I’ve heard so much about Terry Moore’s Strangers in Paradise over the years, especially this year as he released a special box set edition of the entire series for its 20th anniversary, that approaching it started to seem intimidating, and also complicated. I’ll probably lose some nerd cred for saying this, but compilations of long running comics have always confused me: there are so many different volumes, and different versions of those volumes, that I never know which are the best or right ones to get. My library’s holdings of it are shoddy at best, and I obviously can’t afford the $100 box set. But last month when I was perusing the graphic novel section of my local bookstore and found a $4 copy of Strangers in Paradise: Volume One, there was pretty much no excuse for me anymore.
It’s a thin collection, including the first three comics in the series, along with a short vignette and some of Moore’s sketches and original inspirations for the characters. We’re introduced to our two main ladies: Francine, dark haired, curvy, heart of gold, and Katchoo, scowly but funny, angry, artsy, with a mess of blonde hair almost always covering too much of her face. Best friends since high school, the story really begins at some indeterminate point of their adulthood. Roommates, Katchoo is clearly in love with Francine and always has been, and has to gut wrenchingly watch as Francine, clueless and naive, clings from one horrible guy to the next. The plot in this first volume mainly deals with the latest bad egg in Francine’s life, who is really, really a bad egg, and the revenge Katchoo takes for messing with her girl. We also meet a couple of side characters, including the adorable and lovable David, a fellow artsy type who wants to woo Katchoo until she not so politely informs him that he’s not her type, but who sticks around anyway, because that’s the kind of guy he is.

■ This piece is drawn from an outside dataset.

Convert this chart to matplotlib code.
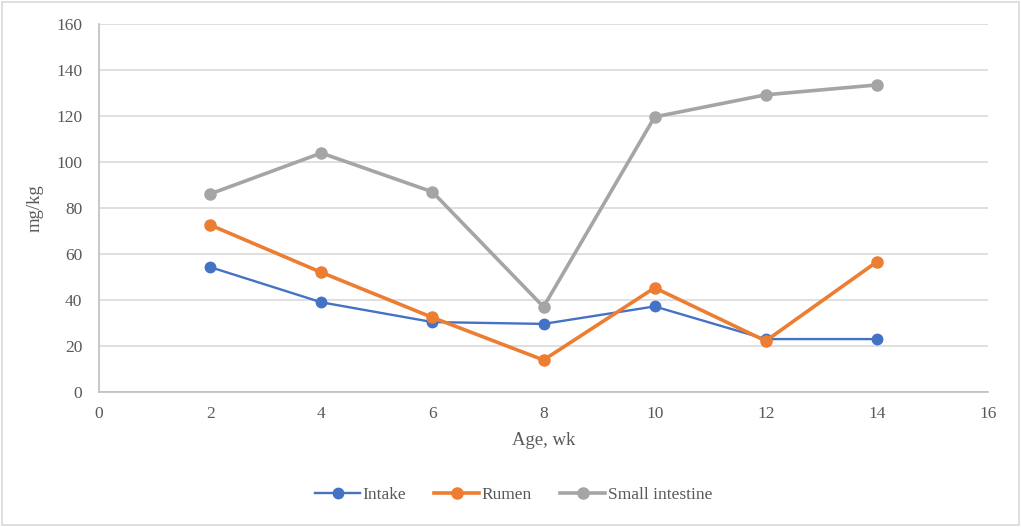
import matplotlib
matplotlib.use("Agg")
import matplotlib.pyplot as plt
from matplotlib.patches import Rectangle

# data
age_wk = [2, 4, 6, 8, 10, 12, 14]
intake = [54.3, 39.0, 30.4, 29.6, 37.2, 23.0, 23.0]
rumen = [72.6, 52.0, 32.4, 13.9, 45.3, 22.2, 56.6]
small_intestine = [86.1, 103.9, 87.0, 37.0, 119.6, 129.2, 133.5]

plt.rcParams["font.family"] = ["Liberation Serif", "DejaVu Serif"]
text_col = "#595959"

fig = plt.figure(figsize=(10.21, 5.27), dpi=100)
ax = fig.add_axes([0.097, 0.2562, 0.8707, 0.6983])

ax.plot(age_wk, intake, color="#4472c4", lw=1.7, marker="o", ms=7.5,
        label="Intake", zorder=3)
ax.plot(age_wk, rumen, color="#ed7d31", lw=2.6, marker="o", ms=8,
        label="Rumen", zorder=4)
ax.plot(age_wk, small_intestine, color="#a5a5a5", lw=2.6, marker="o", ms=8,
        label="Small intestine", zorder=3)

ax.set_xlim(0, 16)
ax.set_ylim(0, 160)
ax.set_xticks(range(0, 17, 2))
ax.set_yticks(range(0, 161, 20))
ax.yaxis.grid(True, color="#d9d9d9", lw=1.2)
ax.set_axisbelow(True)

for side in ["top", "right"]:
    ax.spines[side].set_visible(False)
for side in ["left", "bottom"]:
    ax.spines[side].set_color("#bfbfbf")
    ax.spines[side].set_linewidth(1.2)
ax.tick_params(length=0, labelsize=12.5, colors=text_col)
ax.tick_params(axis="y", pad=12)
ax.tick_params(axis="x", pad=10)

ax.set_xlabel("Age, wk", fontsize=13.5, color=text_col, labelpad=7)
ax.set_ylabel("mg/kg", fontsize=13.5, color=text_col, labelpad=9)

fig.legend(loc="center", bbox_to_anchor=(0.503, 0.06), ncol=3, frameon=False,
           fontsize=12.5, labelcolor=text_col, handlelength=2.6,
           handletextpad=0.15, columnspacing=1.6)

fig.patches.append(Rectangle((0.002, 0.003), 0.996, 0.994, transform=fig.transFigure,
                             fill=False, edgecolor="#d9d9d9", lw=1.2))

fig.savefig("out.png", dpi=100)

While I enjoyed this volume, it’s hard to review it on its own because I know that it’s just the tip of the iceberg, and all I’m left feeling is that I want more! I want Francine to get some sense knocked into her; I want Katchoo to have to stop pining. But it is remarkable that in such a short book, less than 100 pages, I already do feel attached to these characters Moore has so lovingly crafted: while Francine’s misdirected clinginess is excruciating, you somehow still like her and root for her to get over all of this, and while Katchoo’s rage can be over the top, you see her heart and know that you’re on her team from page one. Plus, in one of the very first scenes, we see her sleepily take out a gun from her bedside table and literally shoot her ringing alarm clock. It’s hard not to like a girl like that.
But my favorite thing about the story so far is actually Moore’s illustrations. While done in black and white and not overly complex–most of Strangers in Paradise was self-published–his depictions of both women are realistic in a wonderful way I can’t completely describe. We see Francine in particular in various shades of undress, and each time, her body is imperfect–thick thighs and bum, a perfectly normal stomach–but yet she is still completely and utterly sexy. It’s refreshing, and lovely, and I look forward to much, much more in my near future when I get my hands on Volume Two.